Start Hazelcast IMDG first, initiate the Jet upload job. Nothing will happen as Jet is reading from Kafka real-time and there is no data. Then run kafka-writer to start writing and you'll see Hazelcast process it immediately.

A deeper look at Jet

There are two Jet jobs in this example.

ReadKafkaIntoHazelcast.java

The code for this is mostly this:

        Pipeline pipeline = Pipeline.create();
        
        pipeline
        .drawFrom(KafkaSources.kafka(properties, noWatermarks(), Constants.TOPIC_NAME_PRECIOUS))
        .drainTo(Sinks.map(Constants.IMAP_NAME_PRECIOUS));
        ;
        
        return pipeline;

That's it. Two lines do the work, a data source and a data sink.

The drawFrom line tells Jet that the source is Kafka. We pass it properties to connect to Kafka, that we don't want watermarks (timestamps) interspersed automatically by Jet, and the name of the topic we wish to read.

The drainTo line tells Jet that the output goes to a Hazelcast map called "precious".

This is very easy but also very powerful.

The above defines a processing pipeline that runs in parallel across the Hazelcast grid.

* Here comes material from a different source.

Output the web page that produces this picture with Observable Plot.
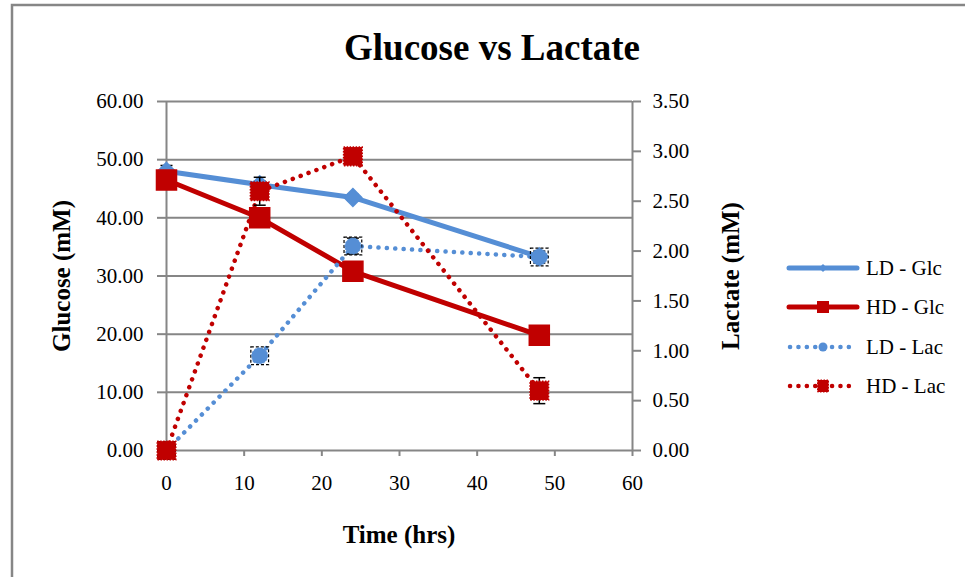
<!DOCTYPE html>
<html><head><meta charset="utf-8">
<script src="https://cdn.jsdelivr.net/npm/d3@7"></script>
<script src="https://cdn.jsdelivr.net/npm/@observablehq/plot@0.6"></script>
<style>body{margin:0;background:#fff;} svg{display:block;} svg text{font-family:"Liberation Serif","Times New Roman",serif !important;}</style>
</head><body><div id="chart"></div>
<script>
const time = [0, 12, 24, 48];
const ldGlc = [48.0, 45.7, 43.5, 33.3];
const ldGlcErr = [1.0, 0.6, 0.5, 0.5];
const hdGlc = [46.5, 40.0, 30.8, 19.8];
const hdGlcErr = [0.3, 0.8, 1.5, 0.5];
const ldLac = [0.0, 0.95, 2.05, 1.94];
const ldLacErr = [0.0, 0.03, 0.08, 0.06];
const hdLac = [0.0, 2.6, 2.95, 0.6];
const hdLacErr = [0.0, 0.14, 0.03, 0.13];
const seriesNames = ["LD - Glc", "HD - Glc", "LD - Lac", "HD - Lac"];
const xTicks = [0, 10, 20, 30, 40, 50, 60];
const glcTicks = [0, 10, 20, 30, 40, 50, 60];
const lacTicks = [0, 0.5, 1, 1.5, 2, 2.5, 3, 3.5];
const titleText = "Glucose vs Lactate";
const xLabel = "Time (hrs)";
const yLeftLabel = "Glucose (mM)";
const yRightLabel = "Lactate (mM)";

const BLUE = "#558ED5", RED = "#C00000", GREY = "#868686";
const k = 60 / 3.5; // lactate -> glucose scale units

function rows(vals, errs, scale) {
  return time.map((t, i) => ({t, v: vals[i] * scale, lo: (vals[i] - errs[i]) * scale, hi: (vals[i] + errs[i]) * scale}));
}
const dLG = rows(ldGlc, ldGlcErr, 1);
const dHG = rows(hdGlc, hdGlcErr, 1);
const dLL = rows(ldLac, ldLacErr, k);
const dHL = rows(hdLac, hdLacErr, k);

const capSymbol = {draw(ctx, size) { const w = 6; ctx.moveTo(-w, 0); ctx.lineTo(w, 0); }};

function errMarks(d) {
  const e = d.filter(r => r.hi - r.lo > 0);
  return [
    Plot.ruleX(e, {x: "t", y1: "lo", y2: "hi", stroke: "black", strokeWidth: 1.5}),
    Plot.dot(e, {x: "t", y: "lo", symbol: capSymbol, stroke: "black", strokeWidth: 1.5, r: 3}),
    Plot.dot(e, {x: "t", y: "hi", symbol: capSymbol, stroke: "black", strokeWidth: 1.5, r: 3})
  ];
}

const font = "Liberation Serif, Times New Roman, serif";

const chart = Plot.plot({
  width: 965, height: 577,
  marginLeft: 166, marginRight: 333, marginTop: 101, marginBottom: 127,
  style: {fontSize: "21px", color: "black", background: "white"},
  x: {domain: [0, 60]},
  y: {domain: [0, 60]},
  marks: [
    Plot.gridY(glcTicks, {stroke: GREY, strokeOpacity: 1, strokeWidth: 2}),
    Plot.ruleX([0, 60], {stroke: GREY, strokeWidth: 2}),
    Plot.axisY(glcTicks, {tickFormat: d => d.toFixed(2), tickSize: 9, tickPadding: 14, stroke: GREY, strokeWidth: 2, fill: "black", label: null}),
    Plot.axisY(lacTicks.map(d => d * k), {anchor: "right", tickFormat: d => (d / k).toFixed(2), tickSize: 8, tickPadding: 12, stroke: GREY, strokeWidth: 2, fill: "black", label: null}),
    Plot.axisX(xTicks, {tickSize: 6, tickPadding: 19, stroke: GREY, strokeWidth: 2, fill: "black", label: null}),
    // LD - Glc
    Plot.line(dLG, {x: "t", y: "v", stroke: BLUE, strokeWidth: 5, strokeLinecap: "round"}),
    ...errMarks(dLG),
    Plot.dot(dLG, {x: "t", y: "v", symbol: "diamond2", r: 8, fill: BLUE, stroke: BLUE}),
    // HD - Glc
    Plot.line(dHG, {x: "t", y: "v", stroke: RED, strokeWidth: 5, strokeLinecap: "round"}),
    ...errMarks(dHG),
    Plot.dot(dHG, {x: "t", y: "v", symbol: "square", r: 11.3, fill: RED, stroke: RED}),
    // LD - Lac
    Plot.line(dLL, {x: "t", y: "v", stroke: BLUE, strokeWidth: 4.5, strokeDasharray: "0.1 8.3", strokeLinecap: "round"}),
    ...errMarks(dLL),
    Plot.dot(dLL, {x: "t", y: "v", symbol: "square", r: 10, fill: "none", stroke: "black", strokeWidth: 1.2, strokeDasharray: "3 2"}),
    Plot.dot(dLL, {x: "t", y: "v", r: 8, fill: BLUE, stroke: BLUE, strokeWidth: 1, strokeDasharray: "2 1.5"}),
    // HD - Lac
    Plot.line(dHL, {x: "t", y: "v", stroke: RED, strokeWidth: 4.5, strokeDasharray: "0.1 8.3", strokeLinecap: "round"}),
    ...errMarks(dHL),
    Plot.dot(dHL, {x: "t", y: "v", symbol: "square", r: 10.5, fill: RED, stroke: RED, strokeWidth: 1.5, strokeDasharray: "1.5 1.5"})
  ]
});
document.getElementById("chart").appendChild(chart);

const svg = d3.select(chart);
svg.attr("font-family", font);
// outer chart frame
svg.insert("rect", ":first-child").attr("x", 12).attr("y", 5).attr("width", 1000).attr("height", 1000)
  .attr("fill", "white").attr("stroke", GREY).attr("stroke-width", 2.5);

const txt = (x, y, s, size, opts = {}) => {
  const t = svg.append("text").attr("x", x).attr("y", y).text(s)
    .attr("font-family", font).attr("font-size", size).attr("fill", "black")
    .attr("font-weight", opts.bold ? "bold" : "normal")
    .attr("text-anchor", opts.anchor || "middle");
  if (opts.rotate) t.attr("transform", `rotate(-90 ${x} ${y})`);
  return t;
};
txt(492, 60, titleText, 37, {bold: true});
txt(399, 543, xLabel, 25, {bold: true});
txt(70, 276, yLeftLabel, 25, {bold: true, rotate: true});
txt(739, 276, yRightLabel, 25, {bold: true, rotate: true});

// legend
const legendY = [268, 307, 347, 386];
const lg = svg.append("g");
const specs = [
  {color: BLUE, dash: null, marker: "diamond"},
  {color: RED, dash: null, marker: "square"},
  {color: BLUE, dash: "0.1 8.3", marker: "circle"},
  {color: RED, dash: "0.1 8.3", marker: "squareDot"}
];
specs.forEach((s, i) => {
  const y = legendY[i];
  const line = lg.append("line").attr("x1", 789).attr("x2", 857).attr("y1", y).attr("y2", y)
    .attr("stroke", s.color).attr("stroke-width", s.dash ? 4.5 : 5).attr("stroke-linecap", "round");
  if (s.dash) line.attr("stroke-dasharray", s.dash).attr("x1", 790);
  const cx = 823;
  if (s.marker === "diamond") {
    lg.append("path").attr("d", `M${cx},${y-4}L${cx+4},${y}L${cx},${y+4}L${cx-4},${y}Z`).attr("fill", s.color);
  } else if (s.marker === "square") {
    lg.append("rect").attr("x", cx - 6).attr("y", y - 6).attr("width", 12).attr("height", 12).attr("fill", s.color);
  } else if (s.marker === "circle") {
    lg.append("circle").attr("cx", cx).attr("cy", y).attr("r", 4.5).attr("fill", s.color);
  } else {
    lg.append("rect").attr("x", cx - 5.5).attr("y", y - 6).attr("width", 11).attr("height", 12).attr("fill", s.color)
      .attr("stroke", s.color).attr("stroke-dasharray", "1.5 1.5");
  }
  txt(866, y + 7, seriesNames[i], 21, {anchor: "start"});
});
</script></body></html>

Five Hazelcast instances can use a Jet job to ingest data at a very great speed. If higher speeds are needed, just increase the cluster size to ten and the ingest rate doubles. It's that simple.

Properties

The properties in the above are standard java.util.Properties for Kafka connection:

        Properties properties = new Properties();
        properties.put(ConsumerConfig.GROUP_ID_CONFIG, UUID.randomUUID().toString());
        properties.put(ConsumerConfig.BOOTSTRAP_SERVERS_CONFIG, bootstrapServers);
        properties.put(ConsumerConfig.KEY_DESERIALIZER_CLASS_CONFIG, StringDeserializer.class.getCanonicalName());
        properties.put(ConsumerConfig.VALUE_DESERIALIZER_CLASS_CONFIG, StringDeserializer.class.getCanonicalName());
        properties.put(ConsumerConfig.AUTO_OFFSET_RESET_CONFIG, "earliest");

The main parts being the list of Kafka brokers (bootstrapServers) and that the key and value read from Kafka are Strings.

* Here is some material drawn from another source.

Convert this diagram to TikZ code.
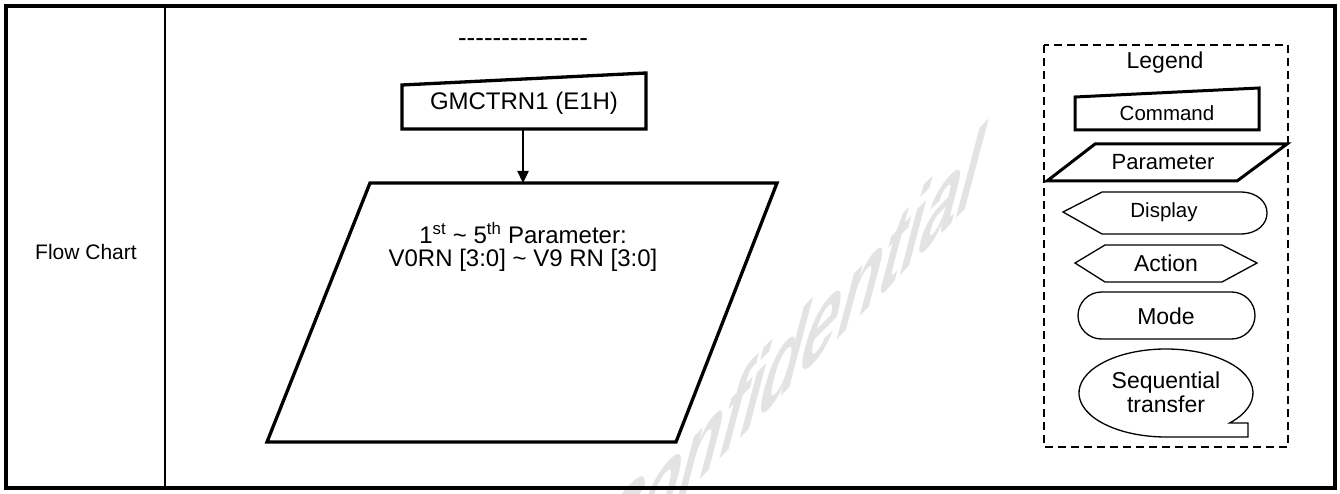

Although the price should be a number, it is easier here to pass it as a string so we don't have to handle parsing. This would not be difficult to add.

PreciousHistory.java

The code for this is mostly this:

        Pipeline pipeline = Pipeline.create();
        
        pipeline
        .drawFrom(Sources.<String, Object>mapJournal(Constants.IMAP_NAME_PRECIOUS, JournalInitialPosition.START_FROM_OLDEST, noWatermarks()))
        .map(entry
        		-> 
        		new String(entry.getKey() + "==" + entry.getValue())
        	)
        .filter(str -> str.toLowerCase().startsWith("p"))
        .drainTo(Sinks.logger())
        ;
        
        return pipeline;

This is a fractionally more complicated data processing pipeline than the previous one, it has four steps.

The drawfrom step takes the Hazelcast IMDG map journal as input. This data structure is partitioned across the Hazelcast processes. This step has the option to start from current point in time, but instead is coded to go back into history as far as is recorded. So we can analyse events that have already occurred.

The map stage takes the entry event from the change history, and reformats the key and value into a single String.

The filter stage only allows strings beginning with "p" to pass. Hence Gold and Silver are excluded, Platinum and Palladium pass through.

Finally, the 'drainTo` stage completes the pipeline by sending the derived data somewhere. In this case, the somewhere is a logging routine. Each Hazelcast process logs the data is alone has processed, logging is parallelised. For real usage, storage somewhere is probably going to be more relevant.

Again, the power here is both in the simplicity and the parallelisation. The coding is easy, but scaling of Hazelcast makes it run efficiently.

Did you spot the mistake ?

Well, it's not really a big mistake, but step 3 is a filter and step 2 is formatting. It would be more efficient to filter before re-formatting. As it stands currently, we are re-formatting data which we might then discard.

Summary

Kafka is partitioned, Hazelcast is partitioned. Ingest from Kafka to Hazelcast is both easy coding and efficient coding. Jet upload from Kafka runs in parallel, each node reads from some Kafka partitions, minimising data cross-transfer on the network.

Jet can merge data into IMDG data structures, here IMap is used. This writing to IMDG can operate in parallel across the grid, minimising data cross-transfer on the network.

Traditional IMDG time-series analysis requires the input to be stored. Time-series analysis with Jet operates on a memory stream, it is the output that is stored. Reducing the storage need for intermediate data gives faster calculations and cost savings.